Монгол. Фильм первый

Монгол Шуудан

Отечественная кинематография, воскрешению которой мы бурно аплодировали три года назад под финальные титры «Ночного Дозора», снова напоминает живой труп. Нет, определенные сдвиги все-таки налицо: кинопрокат цветет пышным цветом, а отдельные образчики продюсерской мысли даже собирают невообразимые по местным меркам суммы. Но чтобы в царящей на экранах кучемале зиждилась взвешенность и рассудительность Голливуда – этого пока не наблюдается.

Такое впечатление, что постулат советского максимализма «Наши поезда самые поездатые в мире» до сих пор играет в причинных местах отдельных криэйторов, заставляя тратить миллионы вопреки человеческой логике и царящему на рынке спросу.

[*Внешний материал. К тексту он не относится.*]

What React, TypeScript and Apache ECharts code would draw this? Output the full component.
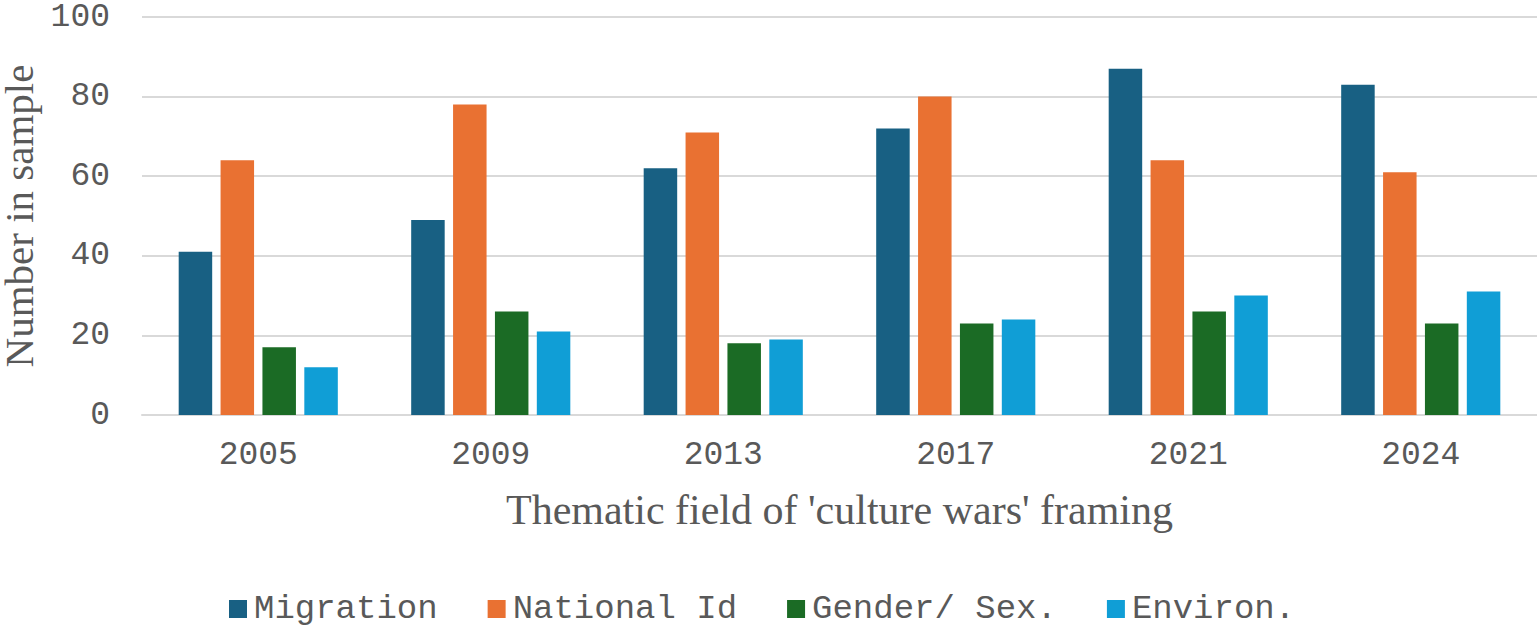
import React, { useEffect, useRef } from "react";
import * as echarts from "echarts";

const years = ["2005", "2009", "2013", "2017", "2021", "2024"];
const seriesNames = ["Migration", "National Id", "Gender/ Sex.", "Environ."];
const migration = [41, 49, 62, 72, 87, 83];
const nationalId = [64, 78, 71, 80, 64, 61];
const genderSex = [17, 26, 18, 23, 26, 23];
const environ = [12, 21, 19, 24, 30, 31];
const colors = ["#186083", "#E97132", "#1B6B25", "#109ED6"];
const yTicks = { min: 0, max: 100, interval: 20 };

const mono = "'Courier New', 'Liberation Mono', monospace";
const serif = "'Times New Roman', 'Liberation Serif', serif";
const grey = "#595959";

export default function App() {
  const ref = useRef<HTMLDivElement>(null);
  useEffect(() => {
    if (!ref.current) return;
    const chart = echarts.init(ref.current, undefined, { renderer: "svg" });
    const values = [migration, nationalId, genderSex, environ];
    chart.setOption({
      animation: false,
      backgroundColor: "#ffffff",
      grid: { left: 142, right: 0, top: 17, bottom: 214, containLabel: false, outerBoundsMode: "none" },
      legend: {
        left: 224,
        top: 587,
        itemWidth: 18,
        itemHeight: 18,
        itemGap: 50,
        icon: "rect",
        textStyle: { fontFamily: mono, fontSize: 34, lineHeight: 32, color: grey, padding: [0, 0, 0, 2] },
        data: seriesNames,
      },
      xAxis: {
        type: "category",
        data: years,
        name: "Thematic field of 'culture wars' framing",
        nameLocation: "middle",
        nameGap: 74,
        nameTextStyle: { fontFamily: serif, fontSize: 42, color: grey },
        axisLine: { show: true, lineStyle: { color: "#D9D9D9", width: 2 } },
        axisTick: { show: false },
        axisLabel: { fontFamily: mono, fontSize: 33, color: grey, margin: 24 },
      },
      yAxis: {
        type: "value",
        min: yTicks.min,
        max: yTicks.max,
        interval: yTicks.interval,
        name: "Number in sample",
        nameLocation: "middle",
        nameRotate: 90,
        nameGap: 98,
        nameTextStyle: { fontFamily: serif, fontSize: 41, lineHeight: 36, color: grey },
        axisLine: { show: false },
        axisTick: { show: false },
        axisLabel: { fontFamily: mono, fontSize: 33, color: grey, margin: 32 },
        splitLine: { lineStyle: { color: "#D9D9D9", width: 2 } },
      },
      series: seriesNames.map((name, i) => ({
        name,
        type: "bar",
        data: values[i],
        barWidth: 33.5,
        barGap: "25%",
        itemStyle: { color: colors[i] },
      })),
    });
    return () => chart.dispose();
  }, []);
  return (
    <div
      ref={ref}
      style={{ position: "fixed", left: 0, top: 0, width: 1537, height: 629, background: "#fff" }}
    />
  );
}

Каждый первый — блокбастер, каждый второй — ответ Голливуду, хотя последний, в общем-то, ни о чем и не спрашивал. Вместо взвешенного мониторинга сложившейся в индустрии ситуации (обычного дела для американского мейджора) мы пускаем колоссальные сбережения на ветер ради возможности горделиво стукнуть себя в грудь кулаком под разговор о самой дорогой постановке Отечества и надеясь на русский авось под песню о перспективе возвращения вложений.

Кому, скажите, пришла в голову парадоксальная в своей глупости мысль, что зритель хочет смотреть биопики о Чингисхане, да еще в таком количестве? «Кочевник», «Чингисхан», «Монгол», «По велению Чингисхана» — явный перебор степной тематики. И ладно, хотя бы через одну картины рвали бы бокс-офис и формировали армию болельщиков, так нет, в поисках баланса между коммерческим и авторским постановки тонут в собственных уступках, по заунывности соревнуясь с волчьим воем. А уж когда добрая половина из перечисленного выходит под фамилией Сергея Бодрова, да еще с пугающе многообещающей ремаркой «Фильм Первый» — впору тушить свет и посылать за доктором.

Нет, можно принять за аксиому, что на бумаге все смотрелось волшебно. Реконструировать в степях дремучее прошлое – плевое дело, достаточно пошить костюмы да выбрать ракурс без возвышающейся на горизонте мачты ЛЭП. Даже натаскать артистов беглому монгольскому не сложно: цивилизованный мир все равно не знает гортанной тарабарщины. Но, берясь экранизировать жизнь Темучина, сознательно концентрироваться на бытописании и избегать ключевых поворотных пунктов, тут определенно нужно быть семи пядей во лбу. Как вам понравится, когда сказ о восхождении величайшего полководца вязким киселем разливается по общению с койотами и племенной философии, но оставляет за кадром года — ГОДА! — понадобившиеся хану для объединения враждующих кланов в могучую армию? Просто щелк, и герой восседает на гнедом жеребце перед собственной армадой под издевательский нарратив.

Да ладно, мы тоже помним гей-драму об Александре, где павлиньим ресницам Гефестиона и прогрессирующему эдипову комплексу уделялось внимания на порядок больше, чем сокрушительным завоеваниям, — но они хотя бы БЫЛИ! «Монгол» же обходится полунамеками на баталии, первый раз пуская в ход кулаки по истечении часа. И когда наградой за долготерпение оказывается эффектный план с чингисхановым войском, а от предвкушения Битвы приятно покалывает кончики пальцев, ЩЕЛК! и по экрану ползет бесконечный барабан заключительных титров.

Делая ставку на экспортность ленты — фактически, оголливудизации главного героя путем упора на человечность и поэтичную лав-стори, — Бодров, по сути, варит клюквенный компот со штемпелем монгольской почты. Лекала американской мейнстримной драматургии торчат на сюжете уродливыми заплатками, не придавая ему ни красоты, ни толковости. И даже модный эстетский ход со съемками на полумертвом языке (на монгольском, конечно, но сути это не меняет) не ставит дополнительный балл в зачетку режиссера — потому что и эта робкая попытка к атмосфере гибнет под истинно русским решением — ...переводом.